Could it be that we too need to allow for a change in our personality. “Kids Helping Kids” sees immediate needs as important but education and personal involvement which brings hope as the catalyst of personality change for both the recipients and the providers. The short of it is, the kids taking part in helping are impacted as much or more than the kids being helped. This was demonstrated in the CBS news “60 Minutes” piece by the building of a class room. Included was the testimony of both the Kenyan youth and the American youth as to their experience. Is it an extreme to think then that we, pre-millenials of a few generations, might find in our selves a new potential, at least of thought, that we can be world changers too. If not total changers maybe just a little less self serving. OK accept my apology if you see me was judgmental. As I am approaching 72 I am “pre-mosteverything” generational. See my thoughts on “Shooting Arrows at the moon” in an earlier blog post.
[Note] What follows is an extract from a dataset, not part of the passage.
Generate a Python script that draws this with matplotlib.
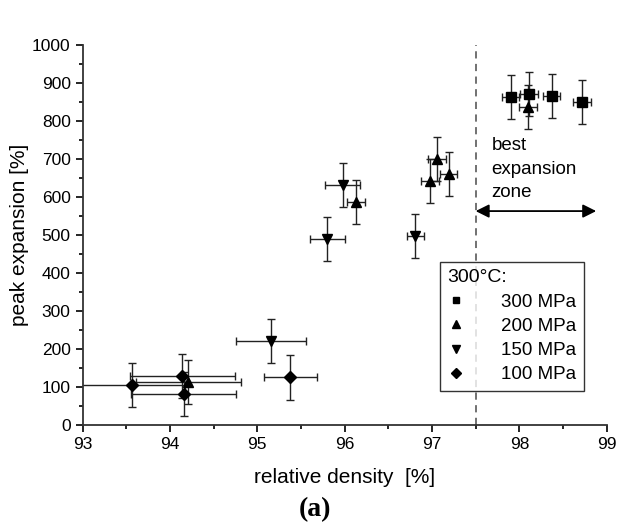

The second compelling circumstance has to do with the means and level of financing such an effort as “Kids Helping Kids”; piggybanks, bake sales, car washes seemed to be indicative, most significantly for me was the total enthusiasm and ‘childlikeness’ of such on the part of the youth (these were middle schoolers). This also included their determination to raise the funds to support their cause or project. I am sure the swell of popularity of the idea has garnered some larger support corporate or otherwise, and yes, their entertainment might well have still been augmented by mom and dad. Never the less raising the funds to do the projects was an urgency on the part of the participants. They not only were part of raising the money they also went and “put their hands to the plow” so to speak. They invested in their belief that they could make a difference. I congratulate “kids Helping Kids”, I am sure the learning curve has had it’s challenges and more will come, but “world Changers” will not be easily deterred.